#### [Exercise instructions]
Only the number is needed: how many lines of the records include "with"?

#### [Data rows]
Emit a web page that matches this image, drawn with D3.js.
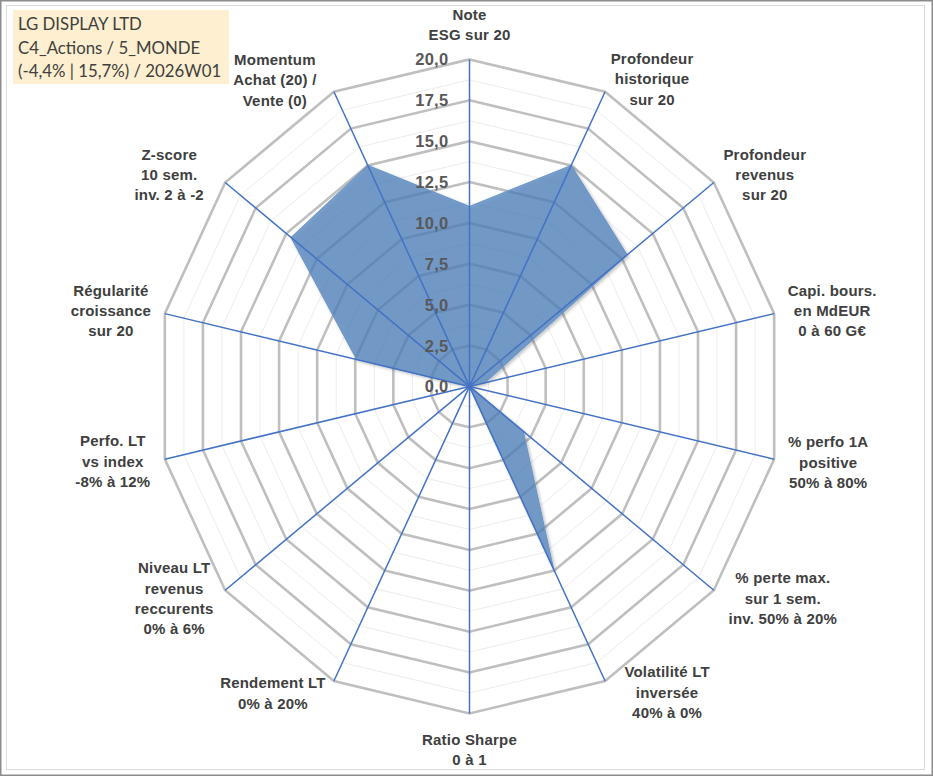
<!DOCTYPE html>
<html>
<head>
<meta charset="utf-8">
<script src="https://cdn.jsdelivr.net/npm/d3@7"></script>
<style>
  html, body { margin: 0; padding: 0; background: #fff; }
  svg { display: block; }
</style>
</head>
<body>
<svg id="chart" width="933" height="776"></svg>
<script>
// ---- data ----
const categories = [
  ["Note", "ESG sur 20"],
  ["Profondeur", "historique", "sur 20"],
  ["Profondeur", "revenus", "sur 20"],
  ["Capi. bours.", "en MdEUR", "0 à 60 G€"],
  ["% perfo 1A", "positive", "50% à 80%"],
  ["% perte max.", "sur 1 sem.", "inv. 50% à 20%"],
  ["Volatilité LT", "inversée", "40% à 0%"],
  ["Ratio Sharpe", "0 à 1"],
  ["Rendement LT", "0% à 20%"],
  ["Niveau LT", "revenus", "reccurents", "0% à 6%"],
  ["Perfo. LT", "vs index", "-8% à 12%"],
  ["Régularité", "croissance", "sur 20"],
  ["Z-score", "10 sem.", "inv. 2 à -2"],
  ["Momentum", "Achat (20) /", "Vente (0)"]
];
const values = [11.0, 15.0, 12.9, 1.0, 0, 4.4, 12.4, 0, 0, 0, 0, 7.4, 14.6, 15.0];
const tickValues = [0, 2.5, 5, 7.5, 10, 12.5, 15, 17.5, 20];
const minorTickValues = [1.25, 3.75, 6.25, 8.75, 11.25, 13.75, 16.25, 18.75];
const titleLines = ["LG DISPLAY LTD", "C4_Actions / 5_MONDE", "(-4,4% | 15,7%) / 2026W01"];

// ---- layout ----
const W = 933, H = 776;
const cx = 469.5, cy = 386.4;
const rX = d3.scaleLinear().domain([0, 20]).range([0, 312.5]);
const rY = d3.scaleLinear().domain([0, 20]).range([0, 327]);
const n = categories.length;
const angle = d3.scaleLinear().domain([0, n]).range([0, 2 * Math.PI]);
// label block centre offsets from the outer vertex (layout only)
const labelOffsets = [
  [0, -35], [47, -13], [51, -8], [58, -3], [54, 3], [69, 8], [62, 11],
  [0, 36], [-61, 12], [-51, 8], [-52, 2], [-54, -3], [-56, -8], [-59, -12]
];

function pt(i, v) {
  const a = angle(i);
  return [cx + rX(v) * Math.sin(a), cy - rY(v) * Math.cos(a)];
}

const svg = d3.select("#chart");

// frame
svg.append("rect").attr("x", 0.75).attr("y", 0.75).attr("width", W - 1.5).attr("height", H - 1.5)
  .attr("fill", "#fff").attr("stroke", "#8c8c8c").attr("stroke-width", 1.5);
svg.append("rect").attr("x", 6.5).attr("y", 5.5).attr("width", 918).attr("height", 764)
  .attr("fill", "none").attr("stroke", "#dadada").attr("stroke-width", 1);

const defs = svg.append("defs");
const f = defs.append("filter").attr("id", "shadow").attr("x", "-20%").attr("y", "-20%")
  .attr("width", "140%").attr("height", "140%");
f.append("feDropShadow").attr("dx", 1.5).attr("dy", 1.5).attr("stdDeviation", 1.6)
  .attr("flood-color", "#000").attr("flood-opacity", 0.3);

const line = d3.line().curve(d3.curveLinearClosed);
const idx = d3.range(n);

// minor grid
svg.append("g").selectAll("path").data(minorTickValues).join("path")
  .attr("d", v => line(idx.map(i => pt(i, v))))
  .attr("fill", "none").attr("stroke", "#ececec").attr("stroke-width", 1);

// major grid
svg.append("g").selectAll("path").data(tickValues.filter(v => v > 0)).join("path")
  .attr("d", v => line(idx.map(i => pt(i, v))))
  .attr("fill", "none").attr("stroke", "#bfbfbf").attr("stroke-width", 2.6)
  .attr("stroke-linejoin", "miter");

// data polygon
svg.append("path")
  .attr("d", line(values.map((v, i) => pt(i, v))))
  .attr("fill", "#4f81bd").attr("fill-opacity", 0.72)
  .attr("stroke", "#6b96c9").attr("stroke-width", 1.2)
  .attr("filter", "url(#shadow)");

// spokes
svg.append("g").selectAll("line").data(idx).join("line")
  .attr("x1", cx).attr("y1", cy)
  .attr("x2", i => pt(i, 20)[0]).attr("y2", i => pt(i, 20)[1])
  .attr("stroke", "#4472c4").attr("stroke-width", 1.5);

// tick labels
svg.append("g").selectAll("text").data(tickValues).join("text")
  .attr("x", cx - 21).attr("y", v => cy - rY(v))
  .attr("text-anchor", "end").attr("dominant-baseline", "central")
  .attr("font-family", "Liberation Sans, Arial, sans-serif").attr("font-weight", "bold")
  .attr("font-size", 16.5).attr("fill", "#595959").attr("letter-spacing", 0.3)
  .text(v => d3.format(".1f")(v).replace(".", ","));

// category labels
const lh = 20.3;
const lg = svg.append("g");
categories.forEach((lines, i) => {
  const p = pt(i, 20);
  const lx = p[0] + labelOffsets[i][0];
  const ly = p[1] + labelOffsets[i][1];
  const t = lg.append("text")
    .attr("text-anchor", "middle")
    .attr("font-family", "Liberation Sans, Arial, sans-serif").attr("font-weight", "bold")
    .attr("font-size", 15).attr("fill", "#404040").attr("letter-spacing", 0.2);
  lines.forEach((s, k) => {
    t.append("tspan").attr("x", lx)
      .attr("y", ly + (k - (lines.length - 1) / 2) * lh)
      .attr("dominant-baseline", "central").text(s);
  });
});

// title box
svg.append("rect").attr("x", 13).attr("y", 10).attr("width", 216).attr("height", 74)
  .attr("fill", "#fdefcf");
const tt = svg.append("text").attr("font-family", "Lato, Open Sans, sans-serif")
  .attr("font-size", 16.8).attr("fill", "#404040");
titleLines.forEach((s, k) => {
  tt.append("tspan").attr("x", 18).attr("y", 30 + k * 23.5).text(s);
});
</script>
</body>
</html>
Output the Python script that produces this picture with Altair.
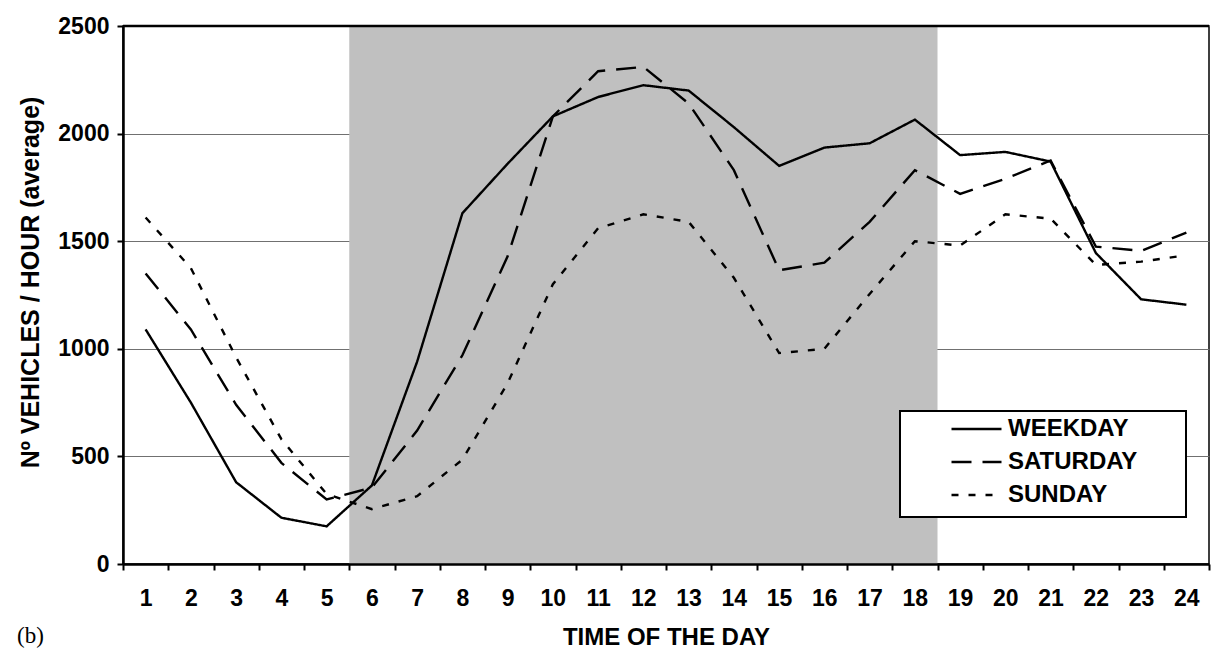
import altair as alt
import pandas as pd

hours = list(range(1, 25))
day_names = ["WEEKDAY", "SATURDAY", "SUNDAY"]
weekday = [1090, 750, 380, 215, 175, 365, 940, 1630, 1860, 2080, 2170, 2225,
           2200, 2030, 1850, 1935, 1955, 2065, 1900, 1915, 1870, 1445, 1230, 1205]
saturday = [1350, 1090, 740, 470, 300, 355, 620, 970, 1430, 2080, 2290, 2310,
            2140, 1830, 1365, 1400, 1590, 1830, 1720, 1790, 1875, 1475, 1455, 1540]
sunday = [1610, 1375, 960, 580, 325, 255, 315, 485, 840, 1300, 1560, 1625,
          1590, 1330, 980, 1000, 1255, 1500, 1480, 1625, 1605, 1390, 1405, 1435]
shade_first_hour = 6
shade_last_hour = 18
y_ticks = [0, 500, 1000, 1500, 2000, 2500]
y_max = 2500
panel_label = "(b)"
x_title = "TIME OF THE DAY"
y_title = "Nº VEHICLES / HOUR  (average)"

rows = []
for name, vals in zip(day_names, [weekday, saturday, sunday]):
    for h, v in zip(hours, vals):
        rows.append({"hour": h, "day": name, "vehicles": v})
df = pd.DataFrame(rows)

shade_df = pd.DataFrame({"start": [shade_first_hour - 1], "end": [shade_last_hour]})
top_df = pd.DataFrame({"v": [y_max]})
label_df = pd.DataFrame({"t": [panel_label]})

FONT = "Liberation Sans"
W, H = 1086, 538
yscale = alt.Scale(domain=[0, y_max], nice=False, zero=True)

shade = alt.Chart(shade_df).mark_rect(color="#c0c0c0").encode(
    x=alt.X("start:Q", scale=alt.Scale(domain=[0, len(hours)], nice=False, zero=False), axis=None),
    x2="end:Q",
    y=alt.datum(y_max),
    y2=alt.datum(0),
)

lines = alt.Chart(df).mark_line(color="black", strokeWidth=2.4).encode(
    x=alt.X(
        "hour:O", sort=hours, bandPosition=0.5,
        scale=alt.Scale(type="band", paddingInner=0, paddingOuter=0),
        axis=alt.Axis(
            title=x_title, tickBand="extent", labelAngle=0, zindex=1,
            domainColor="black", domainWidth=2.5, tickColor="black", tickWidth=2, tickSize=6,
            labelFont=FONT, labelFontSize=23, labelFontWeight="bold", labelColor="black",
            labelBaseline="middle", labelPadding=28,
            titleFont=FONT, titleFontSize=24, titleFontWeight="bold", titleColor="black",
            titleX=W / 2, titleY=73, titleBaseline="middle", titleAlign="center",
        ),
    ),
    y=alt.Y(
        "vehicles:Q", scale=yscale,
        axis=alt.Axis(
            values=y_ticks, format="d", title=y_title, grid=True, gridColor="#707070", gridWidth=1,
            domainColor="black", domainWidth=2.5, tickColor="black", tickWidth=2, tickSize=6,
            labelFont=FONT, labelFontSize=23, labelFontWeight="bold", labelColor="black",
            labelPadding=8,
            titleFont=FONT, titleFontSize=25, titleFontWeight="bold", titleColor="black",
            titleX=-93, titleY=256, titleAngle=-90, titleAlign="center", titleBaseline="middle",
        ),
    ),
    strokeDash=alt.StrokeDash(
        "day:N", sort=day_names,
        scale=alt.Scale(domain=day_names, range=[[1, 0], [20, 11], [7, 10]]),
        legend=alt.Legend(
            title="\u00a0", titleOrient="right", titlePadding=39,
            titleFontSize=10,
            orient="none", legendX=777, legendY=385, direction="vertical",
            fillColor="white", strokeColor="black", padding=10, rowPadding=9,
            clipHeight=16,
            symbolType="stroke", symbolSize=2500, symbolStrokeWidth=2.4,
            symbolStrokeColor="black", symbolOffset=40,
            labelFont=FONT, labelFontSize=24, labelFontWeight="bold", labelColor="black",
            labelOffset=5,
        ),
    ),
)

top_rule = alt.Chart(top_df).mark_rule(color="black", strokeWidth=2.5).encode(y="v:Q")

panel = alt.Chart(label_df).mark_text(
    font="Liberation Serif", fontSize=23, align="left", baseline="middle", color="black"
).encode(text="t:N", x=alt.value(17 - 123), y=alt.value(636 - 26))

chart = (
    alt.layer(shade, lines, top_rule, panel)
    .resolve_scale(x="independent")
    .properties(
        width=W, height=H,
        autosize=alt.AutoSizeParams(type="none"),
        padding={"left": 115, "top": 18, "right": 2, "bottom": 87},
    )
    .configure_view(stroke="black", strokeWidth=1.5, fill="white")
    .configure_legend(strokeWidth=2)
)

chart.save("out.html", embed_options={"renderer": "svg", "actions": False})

#### [Exercise output]
2